### TASK STATEMENT
Write out the listing, please, but only from its first line through the line containing "import * as", exactly as given and without pictures.

### RECORDED DATA
__________________________________________________

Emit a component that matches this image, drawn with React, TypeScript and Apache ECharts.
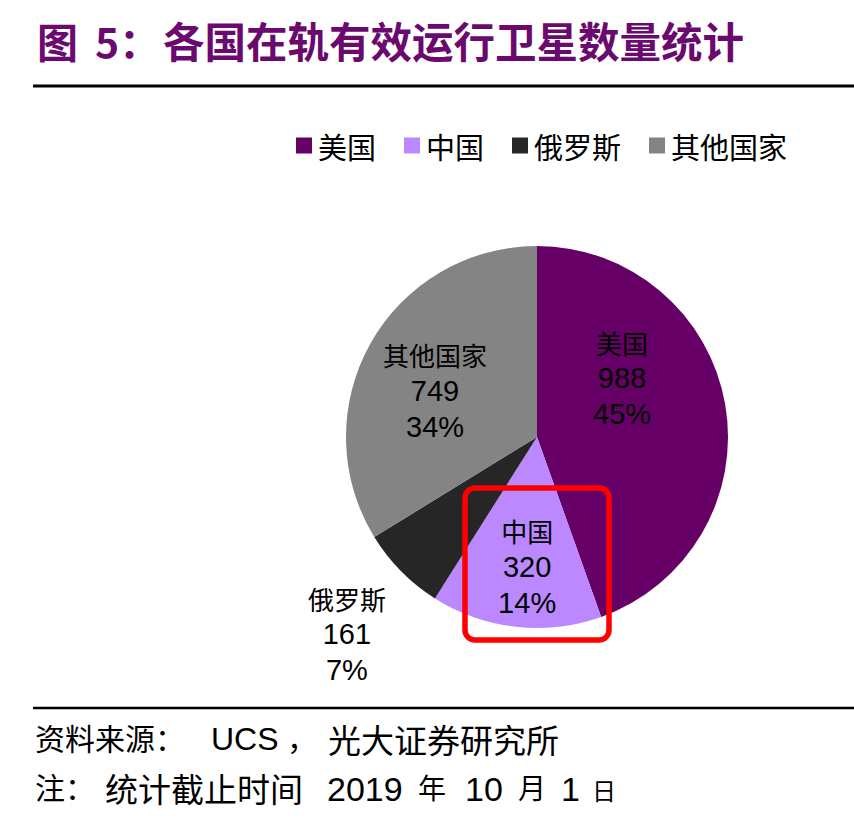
import React, { useEffect, useRef } from "react";
import * as echarts from "echarts";

const categories = ["美国", "中国", "俄罗斯", "其他国家"];
const satelliteCounts = [988, 320, 161, 749];
const sliceColors = ["#660066", "#BB88FF", "#262626", "#848484"];
// label nudges relative to the default inside position (dx, dy)
const labelNudges: [number, number][] = [
  [-12, -42],
  [1, 32],
  [-120, 128],
  [-16, 2],
];

const CJK = "'Noto Sans CJK SC', 'Noto Sans', sans-serif";
const LATIN = "'Liberation Sans', Arial, sans-serif";

export default function App() {
  const ref = useRef<HTMLDivElement>(null);
  useEffect(() => {
    if (!ref.current) return;
    const chart = echarts.init(ref.current, undefined, { renderer: "svg" });
    const data = categories.map((name, i) => ({
      name,
      value: satelliteCounts[i],
      itemStyle: { color: sliceColors[i] },
    }));
    chart.setOption({
      animation: false,
      backgroundColor: "#ffffff",
      legend: {
        data: categories,
        left: 291,
        top: 126,
        itemWidth: 16,
        itemHeight: 16,
        itemGap: 28,
        icon: "rect",
        textStyle: { fontSize: 29, color: "#000", fontFamily: CJK, padding: [0, 0, 0, 1] },
      },
      series: [
        {
          type: "pie",
          center: [537, 437],
          radius: [0, 191],
          startAngle: 90,
          clockwise: true,
          percentPrecision: 0,
          data,
          label: {
            show: true,
            position: "inside",
            formatter: "{n|{b}}\n{v|{c}}\n{v|{d}%}",
            rich: {
              n: { fontSize: 26, fontFamily: CJK, color: "#000", lineHeight: 36, align: "center" },
              v: { fontSize: 29, fontFamily: LATIN, color: "#000", lineHeight: 36, align: "center" },
            },
          },
          labelLine: { show: false },
          labelLayout: (params: any) => {
            const nd = labelNudges[params.dataIndex] || [0, 0];
            return { dx: nd[0], dy: nd[1] };
          },
          emphasis: { disabled: true },
        },
      ],
      graphic: [
        { type: "text", left: 37, top: 19, style: { text: "图", fontSize: 41, fontWeight: "bold", fontFamily: CJK, fill: "#6B0A6E" } },
        { type: "text", left: 95, top: 19, style: { text: "5：", fontSize: 41, fontWeight: "bold", fontFamily: CJK, fill: "#6B0A6E" } },
        { type: "text", left: 163, top: 19, style: { text: "各国在轨有效运行卫星数量统计", fontSize: 41.5, fontWeight: "bold", fontFamily: CJK, fill: "#6B0A6E" } },
        { type: "line", shape: { x1: 33, y1: 86, x2: 854, y2: 86 }, style: { stroke: "#000", lineWidth: 3 } },
        { type: "line", shape: { x1: 33, y1: 708, x2: 854, y2: 708 }, style: { stroke: "#000", lineWidth: 2.5 } },
        {
          type: "rect",
          shape: { x: 465, y: 488, width: 144, height: 152, r: 10 },
          style: { fill: "none", stroke: "#FF0000", lineWidth: 5.5 },
          z: 100,
        },
        { type: "text", left: 35, top: 722, style: { text: "资料来源：", fontSize: 30, fontFamily: CJK, fill: "#000" } },
        { type: "text", left: 211, top: 723, style: { text: "UCS", fontSize: 32, fontFamily: LATIN, fill: "#000" } },
        { type: "text", left: 287, top: 722, style: { text: "，", fontSize: 30, fontFamily: CJK, fill: "#000" } },
        { type: "text", left: 328, top: 722, style: { text: "光大证券研究所", fontSize: 33, fontFamily: CJK, fill: "#000" } },
        { type: "text", left: 35, top: 771, style: { text: "注：", fontSize: 30, fontFamily: CJK, fill: "#000" } },
        { type: "text", left: 105, top: 771, style: { text: "统计截止时间", fontSize: 33, fontFamily: CJK, fill: "#000" } },
        { type: "text", left: 327, top: 772, style: { text: "2019", fontSize: 34, fontFamily: LATIN, fill: "#000" } },
        { type: "text", left: 418, top: 773, style: { text: "年", fontSize: 28, fontFamily: CJK, fill: "#000" } },
        { type: "text", left: 465, top: 772, style: { text: "10", fontSize: 34, fontFamily: LATIN, fill: "#000" } },
        { type: "text", left: 518, top: 773, style: { text: "月", fontSize: 28, fontFamily: CJK, fill: "#000" } },
        { type: "text", left: 561, top: 772, style: { text: "1", fontSize: 34, fontFamily: LATIN, fill: "#000" } },
        { type: "text", left: 592, top: 777, style: { text: "日", fontSize: 24, fontFamily: CJK, fill: "#000" } },
      ],
    });
    return () => chart.dispose();
  }, []);
  return (
    <div
      ref={ref}
      style={{ position: "fixed", left: 0, top: 0, width: 854, height: 822, background: "#fff" }}
    />
  );
}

__________________________________________________

### OUTPUT FOR THIS TASK
Emit a component that matches this image, drawn with React, TypeScript and Apache ECharts.
import React, { useEffect, useRef } from "react";
import * as echarts from "echarts";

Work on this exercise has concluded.